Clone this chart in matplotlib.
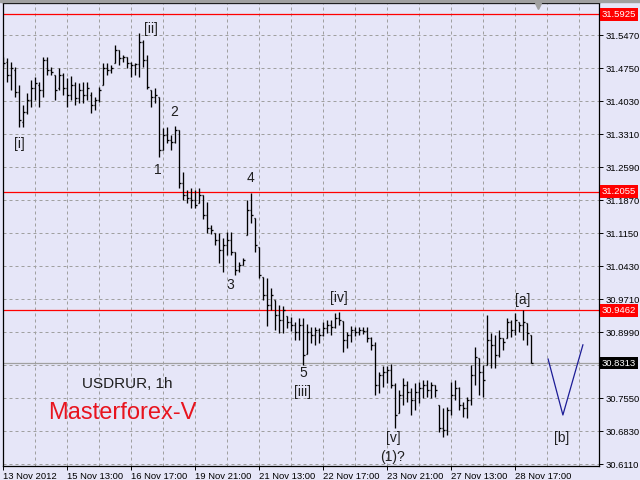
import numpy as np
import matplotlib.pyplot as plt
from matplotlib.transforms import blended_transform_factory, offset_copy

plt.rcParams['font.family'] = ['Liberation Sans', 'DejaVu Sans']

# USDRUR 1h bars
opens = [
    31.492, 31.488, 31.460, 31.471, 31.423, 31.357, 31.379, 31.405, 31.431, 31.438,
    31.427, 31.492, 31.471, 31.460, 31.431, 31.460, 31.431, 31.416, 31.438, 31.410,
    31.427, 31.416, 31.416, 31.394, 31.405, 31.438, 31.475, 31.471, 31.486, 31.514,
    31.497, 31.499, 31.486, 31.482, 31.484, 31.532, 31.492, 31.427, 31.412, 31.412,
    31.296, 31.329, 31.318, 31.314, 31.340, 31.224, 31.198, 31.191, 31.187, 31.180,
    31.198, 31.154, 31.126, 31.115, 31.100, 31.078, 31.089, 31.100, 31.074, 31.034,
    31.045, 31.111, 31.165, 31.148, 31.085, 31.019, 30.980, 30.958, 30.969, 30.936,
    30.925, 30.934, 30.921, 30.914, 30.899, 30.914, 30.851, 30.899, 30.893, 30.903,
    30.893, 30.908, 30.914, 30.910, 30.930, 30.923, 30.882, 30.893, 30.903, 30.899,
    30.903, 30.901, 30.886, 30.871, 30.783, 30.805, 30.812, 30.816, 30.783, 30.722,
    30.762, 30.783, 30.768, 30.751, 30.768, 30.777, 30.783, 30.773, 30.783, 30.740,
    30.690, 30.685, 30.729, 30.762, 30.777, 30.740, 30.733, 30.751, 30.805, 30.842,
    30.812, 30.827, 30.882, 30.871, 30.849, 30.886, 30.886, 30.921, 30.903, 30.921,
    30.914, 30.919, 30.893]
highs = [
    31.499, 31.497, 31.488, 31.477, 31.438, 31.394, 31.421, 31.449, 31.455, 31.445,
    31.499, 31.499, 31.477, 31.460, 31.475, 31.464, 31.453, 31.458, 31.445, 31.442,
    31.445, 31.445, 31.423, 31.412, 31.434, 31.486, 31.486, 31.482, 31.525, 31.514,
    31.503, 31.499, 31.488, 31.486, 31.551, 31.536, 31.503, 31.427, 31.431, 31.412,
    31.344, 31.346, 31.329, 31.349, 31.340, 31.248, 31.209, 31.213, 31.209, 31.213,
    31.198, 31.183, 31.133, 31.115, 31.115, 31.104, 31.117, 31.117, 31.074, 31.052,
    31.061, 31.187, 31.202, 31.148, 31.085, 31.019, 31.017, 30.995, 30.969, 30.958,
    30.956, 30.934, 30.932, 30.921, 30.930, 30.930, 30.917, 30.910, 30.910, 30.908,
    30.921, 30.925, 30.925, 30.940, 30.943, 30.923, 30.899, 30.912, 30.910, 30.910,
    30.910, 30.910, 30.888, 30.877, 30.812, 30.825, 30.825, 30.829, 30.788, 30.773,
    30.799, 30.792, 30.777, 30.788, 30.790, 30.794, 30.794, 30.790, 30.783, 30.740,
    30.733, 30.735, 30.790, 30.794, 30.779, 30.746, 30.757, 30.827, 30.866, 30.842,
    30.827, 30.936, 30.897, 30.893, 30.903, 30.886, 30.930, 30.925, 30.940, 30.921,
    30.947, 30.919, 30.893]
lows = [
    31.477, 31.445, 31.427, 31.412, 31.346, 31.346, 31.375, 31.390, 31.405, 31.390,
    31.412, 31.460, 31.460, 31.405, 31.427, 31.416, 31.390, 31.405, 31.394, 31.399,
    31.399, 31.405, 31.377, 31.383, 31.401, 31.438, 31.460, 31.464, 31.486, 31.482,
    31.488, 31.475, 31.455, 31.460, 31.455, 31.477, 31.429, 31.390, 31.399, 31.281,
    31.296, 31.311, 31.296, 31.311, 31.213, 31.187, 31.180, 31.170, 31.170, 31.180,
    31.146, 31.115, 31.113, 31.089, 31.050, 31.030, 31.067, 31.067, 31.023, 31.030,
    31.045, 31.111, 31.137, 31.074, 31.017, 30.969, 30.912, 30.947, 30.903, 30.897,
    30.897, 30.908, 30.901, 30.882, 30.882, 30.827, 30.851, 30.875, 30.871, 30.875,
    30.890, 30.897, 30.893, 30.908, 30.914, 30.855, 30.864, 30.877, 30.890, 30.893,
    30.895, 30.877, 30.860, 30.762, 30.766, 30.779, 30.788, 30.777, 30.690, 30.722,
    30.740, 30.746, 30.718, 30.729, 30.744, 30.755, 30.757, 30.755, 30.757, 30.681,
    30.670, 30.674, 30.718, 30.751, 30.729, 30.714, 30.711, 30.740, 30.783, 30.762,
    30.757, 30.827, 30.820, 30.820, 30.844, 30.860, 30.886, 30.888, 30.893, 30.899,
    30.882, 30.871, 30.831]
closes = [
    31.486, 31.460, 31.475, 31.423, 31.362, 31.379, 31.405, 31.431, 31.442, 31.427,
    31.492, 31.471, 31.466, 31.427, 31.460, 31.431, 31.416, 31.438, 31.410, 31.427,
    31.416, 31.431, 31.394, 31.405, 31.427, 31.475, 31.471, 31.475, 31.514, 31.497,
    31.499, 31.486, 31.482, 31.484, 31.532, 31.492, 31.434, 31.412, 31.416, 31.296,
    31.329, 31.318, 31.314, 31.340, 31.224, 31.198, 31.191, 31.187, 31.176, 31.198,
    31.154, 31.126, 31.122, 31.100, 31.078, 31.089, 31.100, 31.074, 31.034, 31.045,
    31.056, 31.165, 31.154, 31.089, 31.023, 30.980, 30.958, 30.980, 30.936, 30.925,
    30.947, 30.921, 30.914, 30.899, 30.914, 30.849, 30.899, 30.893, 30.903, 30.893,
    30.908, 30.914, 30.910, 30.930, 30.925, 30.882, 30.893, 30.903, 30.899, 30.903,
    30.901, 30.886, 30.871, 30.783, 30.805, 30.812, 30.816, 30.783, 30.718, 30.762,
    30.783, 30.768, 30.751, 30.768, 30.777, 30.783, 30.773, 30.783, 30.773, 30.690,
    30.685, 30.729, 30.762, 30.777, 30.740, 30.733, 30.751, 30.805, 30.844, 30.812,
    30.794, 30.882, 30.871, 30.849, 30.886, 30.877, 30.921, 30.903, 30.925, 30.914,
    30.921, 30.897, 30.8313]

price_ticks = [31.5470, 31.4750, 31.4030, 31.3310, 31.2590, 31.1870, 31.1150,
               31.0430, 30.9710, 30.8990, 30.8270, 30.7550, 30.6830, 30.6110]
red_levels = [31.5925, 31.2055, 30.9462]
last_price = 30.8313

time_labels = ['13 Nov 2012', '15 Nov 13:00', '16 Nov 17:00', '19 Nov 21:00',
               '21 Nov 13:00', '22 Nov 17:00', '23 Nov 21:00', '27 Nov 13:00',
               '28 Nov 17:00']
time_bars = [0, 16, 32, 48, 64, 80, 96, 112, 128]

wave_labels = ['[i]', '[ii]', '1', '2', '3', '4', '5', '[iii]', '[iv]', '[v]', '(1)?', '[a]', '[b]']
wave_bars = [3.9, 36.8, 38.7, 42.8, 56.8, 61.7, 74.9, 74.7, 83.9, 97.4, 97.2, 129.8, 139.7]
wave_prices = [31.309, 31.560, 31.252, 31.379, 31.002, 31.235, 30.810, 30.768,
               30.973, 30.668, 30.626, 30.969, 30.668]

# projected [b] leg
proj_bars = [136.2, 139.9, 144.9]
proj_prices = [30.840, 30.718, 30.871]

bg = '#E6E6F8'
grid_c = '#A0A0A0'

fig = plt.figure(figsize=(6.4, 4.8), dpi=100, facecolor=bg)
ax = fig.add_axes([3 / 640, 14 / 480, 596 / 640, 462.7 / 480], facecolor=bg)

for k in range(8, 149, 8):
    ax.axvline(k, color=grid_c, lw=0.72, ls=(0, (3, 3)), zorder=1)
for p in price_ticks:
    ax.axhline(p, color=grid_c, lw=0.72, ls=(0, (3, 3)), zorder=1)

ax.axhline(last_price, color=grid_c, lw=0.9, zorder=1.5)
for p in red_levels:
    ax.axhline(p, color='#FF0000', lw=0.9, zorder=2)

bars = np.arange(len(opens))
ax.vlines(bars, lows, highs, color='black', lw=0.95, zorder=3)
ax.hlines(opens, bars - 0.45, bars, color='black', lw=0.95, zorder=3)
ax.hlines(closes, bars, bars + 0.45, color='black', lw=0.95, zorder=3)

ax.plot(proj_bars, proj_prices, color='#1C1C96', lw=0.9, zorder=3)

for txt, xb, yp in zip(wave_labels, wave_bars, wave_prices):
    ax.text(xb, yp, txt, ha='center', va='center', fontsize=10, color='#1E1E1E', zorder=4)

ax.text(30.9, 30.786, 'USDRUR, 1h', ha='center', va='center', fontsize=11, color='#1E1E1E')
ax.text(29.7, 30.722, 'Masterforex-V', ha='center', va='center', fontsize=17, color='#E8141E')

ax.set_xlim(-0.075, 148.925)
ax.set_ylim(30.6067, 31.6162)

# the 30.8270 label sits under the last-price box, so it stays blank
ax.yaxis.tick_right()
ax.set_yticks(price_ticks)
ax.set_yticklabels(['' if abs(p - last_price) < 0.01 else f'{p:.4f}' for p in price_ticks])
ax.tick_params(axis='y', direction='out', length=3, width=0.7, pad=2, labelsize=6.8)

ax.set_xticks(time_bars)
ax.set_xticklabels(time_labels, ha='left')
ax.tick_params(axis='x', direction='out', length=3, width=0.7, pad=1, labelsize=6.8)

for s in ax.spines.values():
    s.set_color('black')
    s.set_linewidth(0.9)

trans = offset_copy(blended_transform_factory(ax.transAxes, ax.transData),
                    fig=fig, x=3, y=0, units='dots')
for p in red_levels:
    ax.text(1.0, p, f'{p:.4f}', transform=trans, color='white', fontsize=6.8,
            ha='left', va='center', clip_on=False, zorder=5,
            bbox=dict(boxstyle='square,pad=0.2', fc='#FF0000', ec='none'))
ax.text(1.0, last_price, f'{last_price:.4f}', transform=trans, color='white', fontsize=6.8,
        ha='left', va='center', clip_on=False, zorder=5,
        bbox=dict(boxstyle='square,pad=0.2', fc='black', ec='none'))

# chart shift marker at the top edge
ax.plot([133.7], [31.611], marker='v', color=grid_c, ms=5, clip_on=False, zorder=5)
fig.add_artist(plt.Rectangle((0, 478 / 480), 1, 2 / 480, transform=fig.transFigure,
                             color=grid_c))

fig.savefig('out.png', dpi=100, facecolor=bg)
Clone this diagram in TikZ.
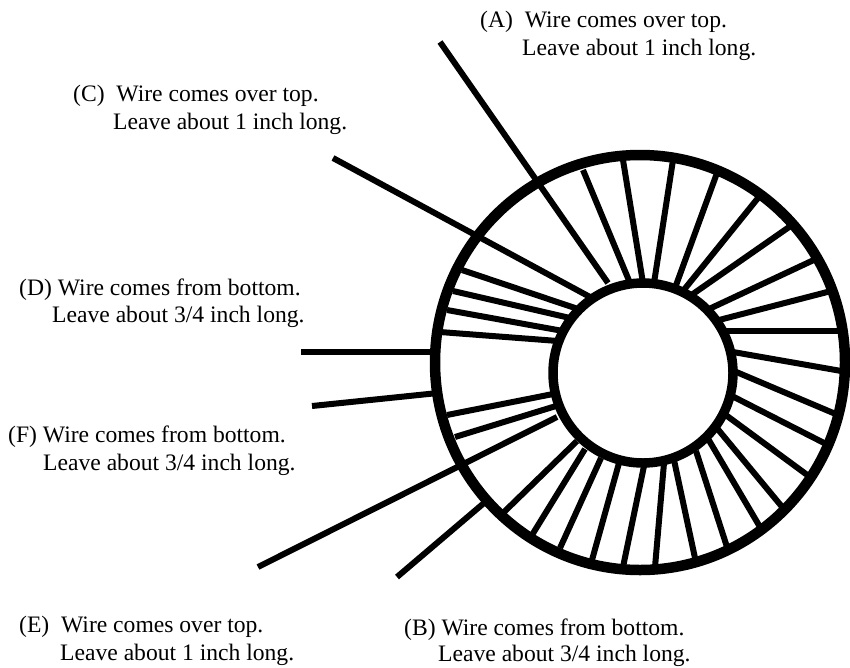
= = = =
## What the task asks
Across the material above, count every line holding "chart" and write down only the number.

## Output below
2